I would suggest strongly considering the Tokina 11-16mm f/2.8 instead of the Canon 10-22 f/3.5-4.5 USM. They are about the same price & image quality. The Canon has a bit more range on both ends, but most people tend to shoot their UWA at the widest end, at least the majority of the time, and so there is not much difference in that regard. However, the Tokina has great build quality (not weather-sealed, though neither is the Canon), and is also a 'faster' lens across its entire range, which may be enough to make a difference in low light situations e.g. sunsets & sunrises for landscapes, indoors without a flash/weak built-in flash etc. The Tokina 11-16mm f/2.8 also makes a great video lens, and therefore ideally suited to the Canon 60D you plan to get.
Both the Canon 17-55 f/2.8 and Canon 15-85 f/3.5-5.6 have good reputations. Canon 17-55 is better suited for indoors/low light, Canon 15-85 is better suited for outdoors in better light conditions (more range, where light capturing abilities not as critical). Also worth noting, the 15-85 is about 2/3rds the cost of the 17-55. I would suggest trying to buy a better quality general purpose lens than the kit lens, rather than renting that one, if possible, since that is the lens most likely to be on your camera, both during the trip & after, so that is the lens the most photos are likely to be taken with.

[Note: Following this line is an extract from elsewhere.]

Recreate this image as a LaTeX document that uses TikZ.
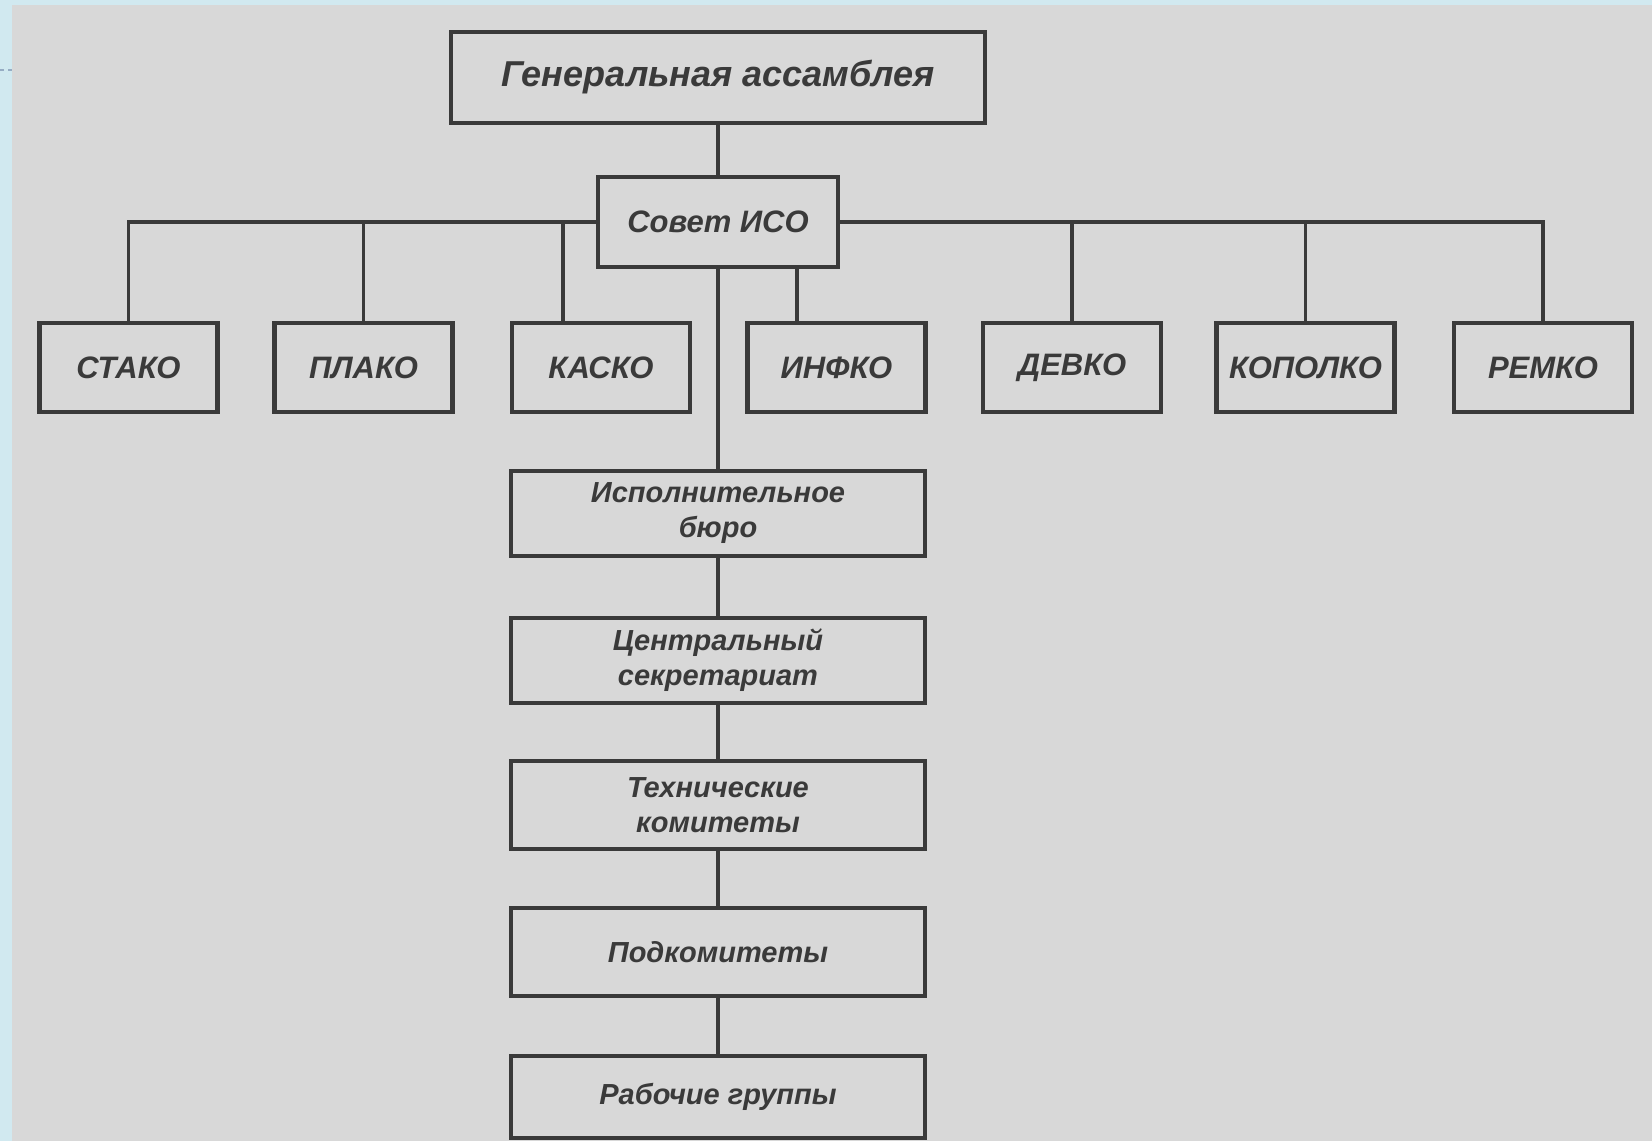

One other option to consider is a superzoom like the Tamron 18-270mm f/3.5-6.3 Di II VC PZD AF. Any lens that has more than about a 5x zoom factor tends to give up some image quality, but there is no denying the convenience of a superzoom i.e. less lens changing / quick & easy adjustment to a wide range of focal lengths. And being able to capture a photo in lesser quality is better than not being able to capture a photo at all, in those situations where you don't have the right lens (either on you, or on the camera) at the time. The image quality almost definitely won't be as good as one of the Canon general purpose lenses listed above, but will likely be better than the 18-55 kit lens, while also gaining you the ability to capture some photos at the long end that would otherwise not have been possible.
Lastly, I suggest at least purchasing the Canon 50mm f/1.8, given how cheap it is. Yes, it's kind of a bit narrow for many purposes on a crop sensor, but it will give you some low light capability, and could be a 'foot zoom' backup for your general purpose lens, in the unlikely event that lens has a problem.
So another take on the suggested lenses could be:
Tokina 11-16mm f/2.8
Tamron 18-270mm f/3.5-6.3
Canon 50mm f/1.8
That would get you capabilities to shoot everything from 11-270 (with the Tokina & Tamron), as well as some low light capability with the Canon 50mm f/1.8. You could even probably shoot nearly everything with just the Tamron 18-270mm, if you were willing to compromise some on image quality and/or miss a few photos in certain scenarios. If you need wider than 18mm on a crop, you could take multiple pictures & stitch, as previously suggested.
Also, worth considering is that sometimes the most interesting part of a vista is actually more in the general purpose or even telephoto range. Consider the case of a sunset: if you take that photo with a UWA lens, the setting sun is going to be a tiny element in the picture, whereas if you use a telephoto lens, you can make the setting sun a major element of the picture.
Ultimately, it depends on what balance of convenience vs. cost vs. image quality one is willing to tolerate.
Also, not relevant to the original question but relevant in the grand scheme of things, I think the Canon 60D is a great choice for performance vs. value. Much cheaper than a 7D, but has the same sensor, the majority of the better controls, and a swiveling screen which can be handy for video or unusual photo situations. However, the 60D is also not much more expensive than a T2i or T3i, but has significant advantages i.e. better hand holding size (not too cramped), better controls for better access to features, extra info LCD on top (in addition to main LCD), better battery life, better quality (listen to the shutter sound of a 60D vs. a T2i - the 60D shutter makes a solid clunk, the T2i shutter makes a a high-pitched wheezing sound, better weather sealing etc.)